Zweifel possesses in the same barn another stable with fifteen cows. On the 10th one cow was taken ill, and on the night of 11th to the 12th October she was buried by order of the authorities, together with the fourteen sound cows. In the vicinity Zweifel possesses another stable, safe up to this day, containing ten heifers.

Quite near the farm of Zweifel there is an estate called Zum Bogen, belonging to the Monastery of Notkersegg, with five head of cattle in one stable. On the 7th October a heifer was taken ill and died in the night of the 8th to the 9th. It was diseased with the plague. After that two other animals were taken ill, and on the 13th October the stable was voided.

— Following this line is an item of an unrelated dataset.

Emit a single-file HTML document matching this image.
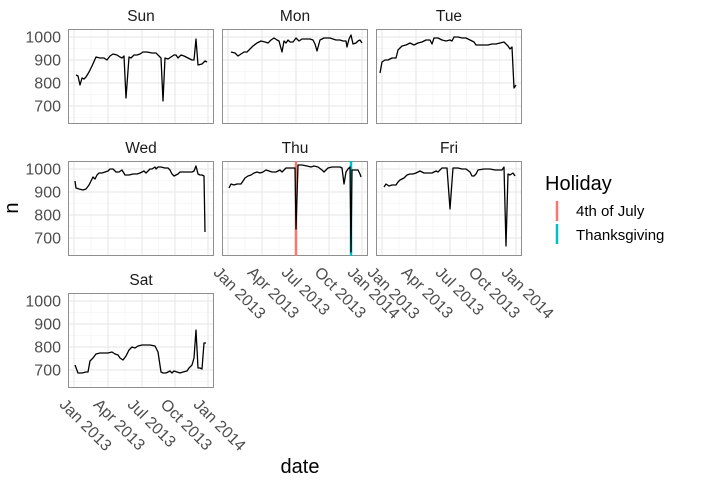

The monastery possesses in the vicinity another stable with nine heifers.

The loss sustained in the vicinity of St. Gall amounts, therefore, to ten diseased heifers and twenty sound ones. Of the former two have died. Total loss near St. Gall, thirty head.

The contagion seems to have been brought to Notkersegg by the first ill cow of Zweifel, which had been driven five or six days before (28th or 29th September) to the town of St. Gall, and had remained a certain time on the public highway. It has not yet been ascertained with certainty as to where she had been infected.

The total loss, in consequence of the cattle plague, up to this day, is the following :

(a.) At Au and Berneck, ten animals, of which eight are diseased.

(b.) At Coire, thirty-four animals, of which sixteen are diseased.

(c.) At St. Gall, thirty.

Total, seventy-four animals, of which thirty-four are diseased.